**PROBLEM STATEMENT:**
Leave out every picture, then transcribe the rest of the listing exactly.

----------

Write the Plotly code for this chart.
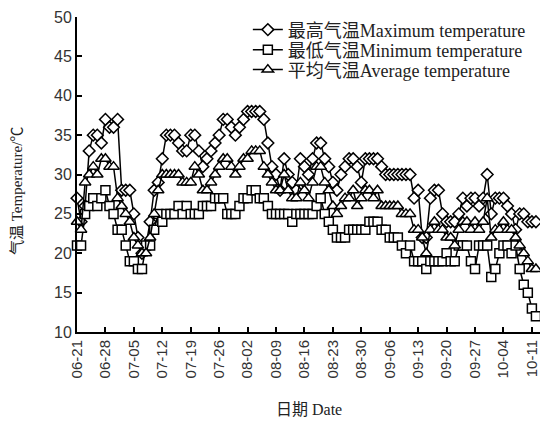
import pandas as pd
import plotly.graph_objects as go

# ---- data ----
start_date = "2015-06-21"
n_days = 114
dates = pd.date_range(start_date, periods=n_days, freq="D")

max_temp = [27,24,26,33,35,35,34,37,36,36,
            37,28,28,28,25,22,20,21,24,28,
            29,32,35,35,35,34,33,33,35,35,
            33,31,32,33,34,35,37,37,36,35,
            36,37,38,38,38,38,37,34,31,30,
            28,32,30,29,28,32,31,30,32,34,
            34,32,31,29,28,30,31,32,32,31,
            29,32,32,32,32,31,30,30,30,30,
            30,30,30,27,28,22,22,27,28,28,
            25,24,24,24,25,27,26,27,27,26,
            27,30,25,27,27,27,26,25,23,25,
            25,24,24,24]

min_temp = [21,21,25,26,27,26,27,28,26,25,
            23,23,21,19,19,18,18,21,21,23,
            25,24,25,25,25,26,25,26,25,25,
            25,26,26,26,27,27,27,25,25,25,
            26,27,27,28,28,27,27,26,25,25,
            25,25,25,24,25,25,25,25,25,26,
            27,25,24,23,22,22,22,23,23,23,
            23,23,24,24,24,23,23,22,22,22,
            21,20,21,19,19,19,18,19,19,19,
            19,20,19,19,21,21,21,19,18,21,
            21,21,17,18,20,21,21,20,21,18,
            16,15,13,12]

avg_temp = [24,23,29,30,31,30,32,32,31,31,
            27,26,25,24,22,21,20,20,22,25,
            28,30,30,30,30,30,29,29,29,31,
            30,28,28,29,30,31,32,32,31,30,
            31,32,32,33,33,33,31,30,29,28,
            28,30,28,27,27,29,28,27,29,31,
            31,29,28,26,25,26,27,27,28,26,
            27,28,28,27,28,26,26,26,26,26,
            25,25,25,23,23,22,20,23,24,23,
            23,22,22,21,23,24,24,23,24,23,
            24,27,22,23,23,24,23,23,22,21,
            20,19,18,18]

series_names = ["最高气温Maximum temperature",
                "最低气温Minimum temperature",
                "平均气温Average temperature"]
y_ticks = [10, 15, 20, 25, 30, 35, 40, 45, 50]

serif = "Times New Roman, Liberation Serif, Noto Sans CJK SC, serif"
sans = "Arial, Liberation Sans, sans-serif"

fig = go.Figure()
specs = [(max_temp, "diamond", 9, "legend"),
         (min_temp, "square", 9, "legend2"),
         (avg_temp, "triangle-up", 10, "legend3")]
for (vals, sym, sz, lg), name in zip(specs, series_names):
    fig.add_trace(go.Scatter(
        x=dates, y=vals, mode="lines+markers", name=name, legend=lg,
        line=dict(color="black", width=1.5),
        marker=dict(symbol=sym, size=sz, color="white",
                    line=dict(color="black", width=1.5)),
        cliponaxis=False,
    ))

legend_style = dict(x=0.369, xanchor="left", yanchor="middle",
                    font=dict(family=serif, size=18, color="#222"),
                    bgcolor="rgba(0,0,0,0)", borderwidth=0)

end_date = pd.Timestamp(start_date) + pd.Timedelta(days=n_days)
fig.update_layout(
    width=540, height=421,
    margin=dict(l=77, r=0, t=17, b=89),
    paper_bgcolor="white", plot_bgcolor="white",
    showlegend=True,
    legend=dict(y=0.959, **legend_style),
    legend2=dict(y=0.895, **legend_style),
    legend3=dict(y=0.832, **legend_style),
    xaxis=dict(type="date", range=[pd.Timestamp(start_date), end_date],
               tick0=start_date, dtick=7 * 86400000, tickformat="%m-%d",
               tickangle=-90, ticks="inside", ticklen=5, tickwidth=1.5,
               tickcolor="black", showline=True, linecolor="black",
               linewidth=2, showgrid=False, zeroline=False,
               tickfont=dict(family=sans, size=15, color="#333")),
    yaxis=dict(range=[10, 50], tickvals=y_ticks, ticks="inside", ticklen=5,
               tickwidth=1.5, tickcolor="black", showline=True,
               linecolor="black", linewidth=2, showgrid=False,
               zeroline=False,
               tickfont=dict(family=sans, size=16, color="#333")),
    annotations=[
        dict(text="气温 Temperature/℃", xref="paper", yref="paper",
             x=-0.13, y=0.45, xanchor="center", yanchor="middle",
             textangle=-90, showarrow=False,
             font=dict(family=serif, size=15, color="#222")),
        dict(text="日期 Date", xref="paper", yref="paper",
             x=0.5, y=-0.245, xanchor="center", yanchor="middle",
             showarrow=False,
             font=dict(family=serif, size=16, color="#222")),
    ],
)

fig.write_html("out.html",
               config={"displayModeBar": False},
               post_script="document.body.style.margin='0';document.body.style.padding='0';")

----------

**SOLVED EXERCISE:**
Write the Plotly code for this chart.
import pandas as pd
import plotly.graph_objects as go

# ---- data ----
start_date = "2015-06-21"
n_days = 114
dates = pd.date_range(start_date, periods=n_days, freq="D")

max_temp = [27,24,26,33,35,35,34,37,36,36,
            37,28,28,28,25,22,20,21,24,28,
            29,32,35,35,35,34,33,33,35,35,
            33,31,32,33,34,35,37,37,36,35,
            36,37,38,38,38,38,37,34,31,30,
            28,32,30,29,28,32,31,30,32,34,
            34,32,31,29,28,30,31,32,32,31,
            29,32,32,32,32,31,30,30,30,30,
            30,30,30,27,28,22,22,27,28,28,
            25,24,24,24,25,27,26,27,27,26,
            27,30,25,27,27,27,26,25,23,25,
            25,24,24,24]

min_temp = [21,21,25,26,27,26,27,28,26,25,
            23,23,21,19,19,18,18,21,21,23,
            25,24,25,25,25,26,25,26,25,25,
            25,26,26,26,27,27,27,25,25,25,
            26,27,27,28,28,27,27,26,25,25,
            25,25,25,24,25,25,25,25,25,26,
            27,25,24,23,22,22,22,23,23,23,
            23,23,24,24,24,23,23,22,22,22,
            21,20,21,19,19,19,18,19,19,19,
            19,20,19,19,21,21,21,19,18,21,
            21,21,17,18,20,21,21,20,21,18,
            16,15,13,12]

avg_temp = [24,23,29,30,31,30,32,32,31,31,
            27,26,25,24,22,21,20,20,22,25,
            28,30,30,30,30,30,29,29,29,31,
            30,28,28,29,30,31,32,32,31,30,
            31,32,32,33,33,33,31,30,29,28,
            28,30,28,27,27,29,28,27,29,31,
            31,29,28,26,25,26,27,27,28,26,
            27,28,28,27,28,26,26,26,26,26,
            25,25,25,23,23,22,20,23,24,23,
            23,22,22,21,23,24,24,23,24,23,
            24,27,22,23,23,24,23,23,22,21,
            20,19,18,18]

series_names = ["最高气温Maximum temperature",
                "最低气温Minimum temperature",
                "平均气温Average temperature"]
y_ticks = [10, 15, 20, 25, 30, 35, 40, 45, 50]

serif = "Times New Roman, Liberation Serif, Noto Sans CJK SC, serif"
sans = "Arial, Liberation Sans, sans-serif"

fig = go.Figure()
specs = [(max_temp, "diamond", 9, "legend"),
         (min_temp, "square", 9, "legend2"),
         (avg_temp, "triangle-up", 10, "legend3")]
for (vals, sym, sz, lg), name in zip(specs, series_names):
    fig.add_trace(go.Scatter(
        x=dates, y=vals, mode="lines+markers", name=name, legend=lg,
        line=dict(color="black", width=1.5),
        marker=dict(symbol=sym, size=sz, color="white",
                    line=dict(color="black", width=1.5)),
        cliponaxis=False,
    ))

legend_style = dict(x=0.369, xanchor="left", yanchor="middle",
                    font=dict(family=serif, size=18, color="#222"),
                    bgcolor="rgba(0,0,0,0)", borderwidth=0)

end_date = pd.Timestamp(start_date) + pd.Timedelta(days=n_days)
fig.update_layout(
    width=540, height=421,
    margin=dict(l=77, r=0, t=17, b=89),
    paper_bgcolor="white", plot_bgcolor="white",
    showlegend=True,
    legend=dict(y=0.959, **legend_style),
    legend2=dict(y=0.895, **legend_style),
    legend3=dict(y=0.832, **legend_style),
    xaxis=dict(type="date", range=[pd.Timestamp(start_date), end_date],
               tick0=start_date, dtick=7 * 86400000, tickformat="%m-%d",
               tickangle=-90, ticks="inside", ticklen=5, tickwidth=1.5,
               tickcolor="black", showline=True, linecolor="black",
               linewidth=2, showgrid=False, zeroline=False,
               tickfont=dict(family=sans, size=15, color="#333")),
    yaxis=dict(range=[10, 50], tickvals=y_ticks, ticks="inside", ticklen=5,
               tickwidth=1.5, tickcolor="black", showline=True,
               linecolor="black", linewidth=2, showgrid=False,
               zeroline=False,
               tickfont=dict(family=sans, size=16, color="#333")),
    annotations=[
        dict(text="气温 Temperature/℃", xref="paper", yref="paper",
             x=-0.13, y=0.45, xanchor="center", yanchor="middle",
             textangle=-90, showarrow=False,
             font=dict(family=serif, size=15, color="#222")),
        dict(text="日期 Date", xref="paper", yref="paper",
             x=0.5, y=-0.245, xanchor="center", yanchor="middle",
             showarrow=False,
             font=dict(family=serif, size=16, color="#222")),
    ],
)

fig.write_html("out.html",
               config={"displayModeBar": False},
               post_script="document.body.style.margin='0';document.body.style.padding='0';")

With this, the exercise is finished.